Long story short, it's time to read.

Here is what I plan to read this summer (and not exactly in this order):
  • 20th Century Ghosts. Little by little I finish this very good collection of scary short stories.
  • Ahab's Wife, or the Star-gazer. Carole loves the first line. Can you blame her?
  • Dark Angels. I borrowed it from Karen. She needs it back at some point in the future. Why not now? Anyway, I had picked it up at the library this past winter and never got to it, so now is as good a time as ever.
  • The Garden of Last Days. I still haven't recovered from The House of Sand and Fog, and yet I reach for Dubus' latest novel. What am I thinking?
  • The Golems of Gotham. I loved the title, so I bought it at a library sale a couple of years ago. Re-animating the dead as golems? In New York? As if I could resist.
  • A Great and Terrible Beauty. Carole will soon review the Gemma Doyle trilogy, which she and Corinne loved. I read the first chapter and liked it — but was lured away by Neil Gaiman.
  • Mistress of the Art of Death. I purchased this book a year or so ago and never got to it. Now it has a sequel. Maybe I'd better start the first one....
  • Sheer Abandon. Penny Vincenzi is a Must-Summer-Read.
  • There Will Never Be Another You. Kathy loved this one. I hope to, too. I want to read her autobiography as well. (Carolyn See, not Kathy's — though I'd read that one, too.)

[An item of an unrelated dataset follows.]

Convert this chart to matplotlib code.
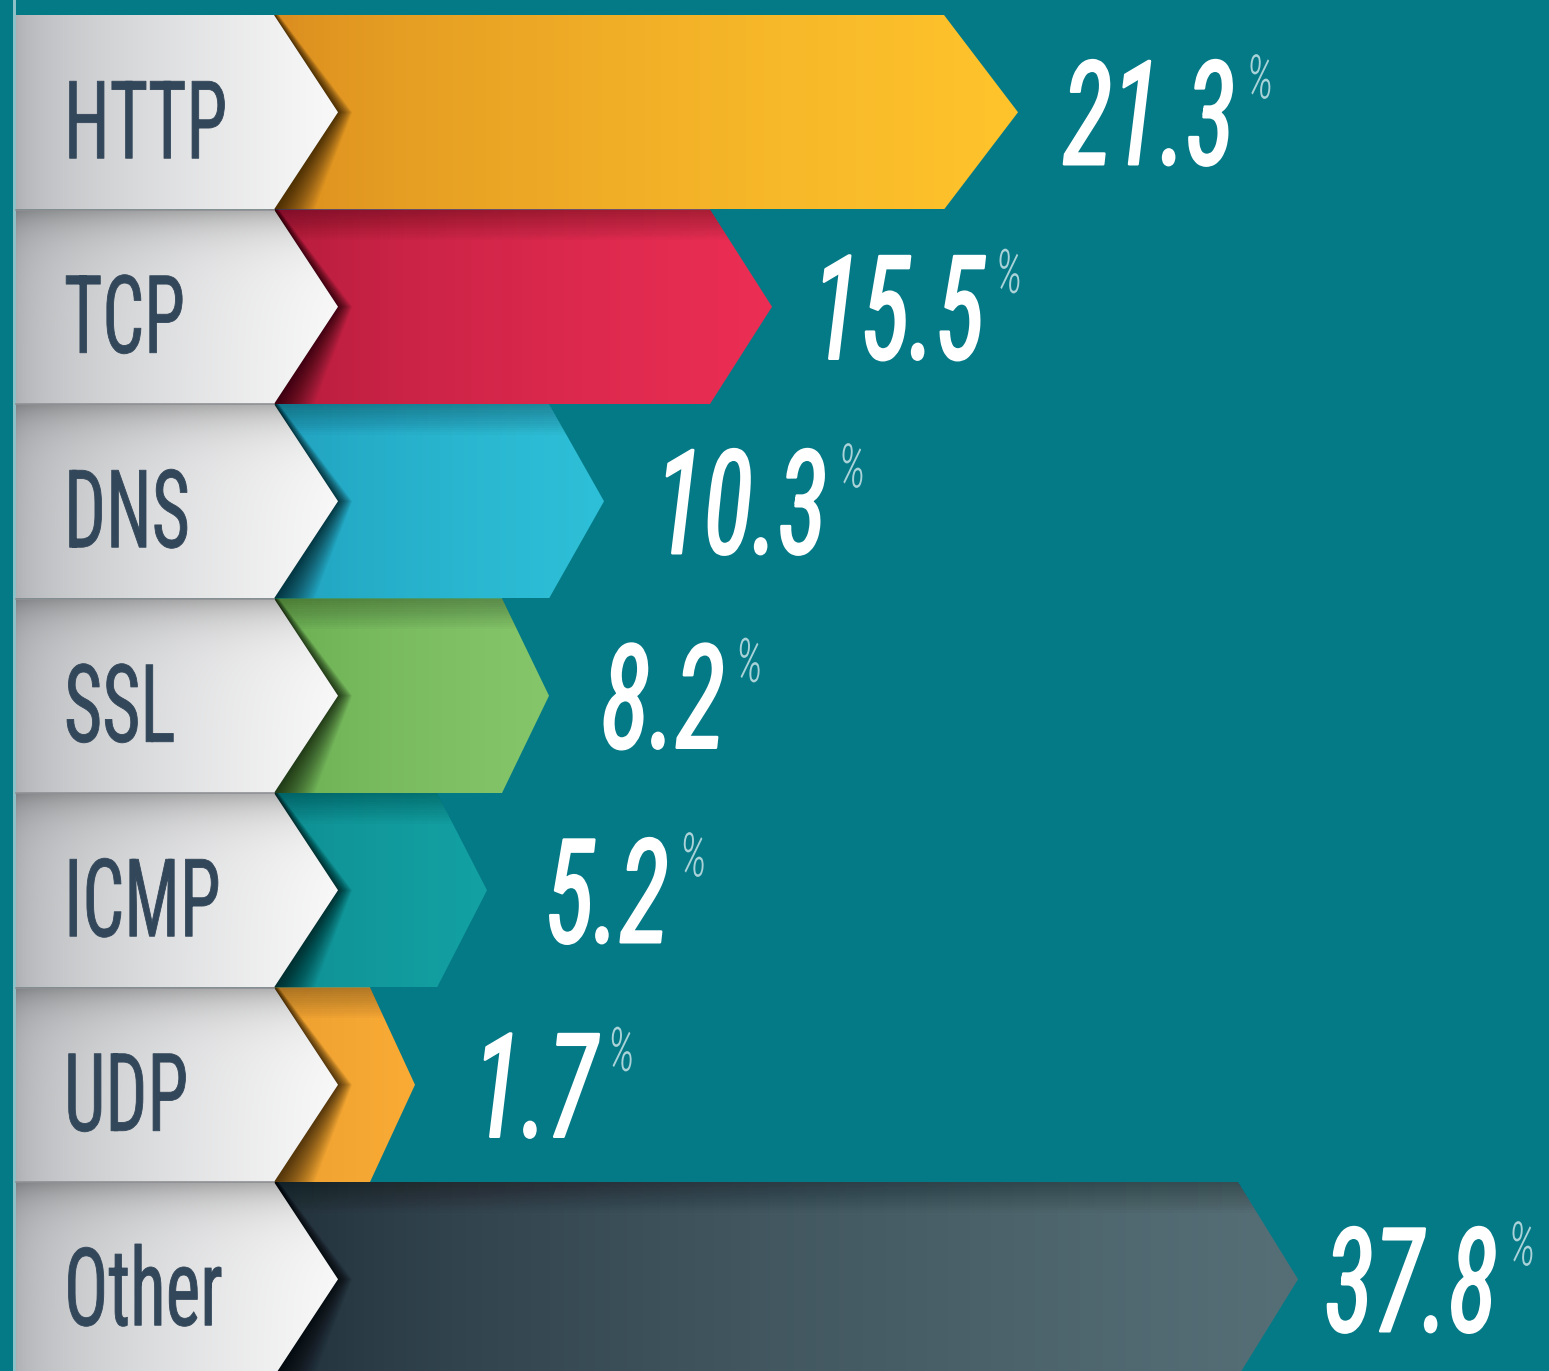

  • Unaccustomed Earth. I started this book as soon as I fished it out of the Amazon box. I set it aside, however, because I wanted her stories to linger. I have enjoyed both of her other tomes, and I will pepper my reading with these wonderful stories.
  • The Year of Pleasures. Another Kathy pick. She hasn't steered me wrong yet!
Does this seem ambitious? Probably. However, I have time on my hands now that I'm not on my feet. Plus, if I get David to row out to the middle of the lake, I get to see him and read. I promise to make the best of this situation.

Wish me luck, and let me know if you can think of any other not-to-be-missed novels!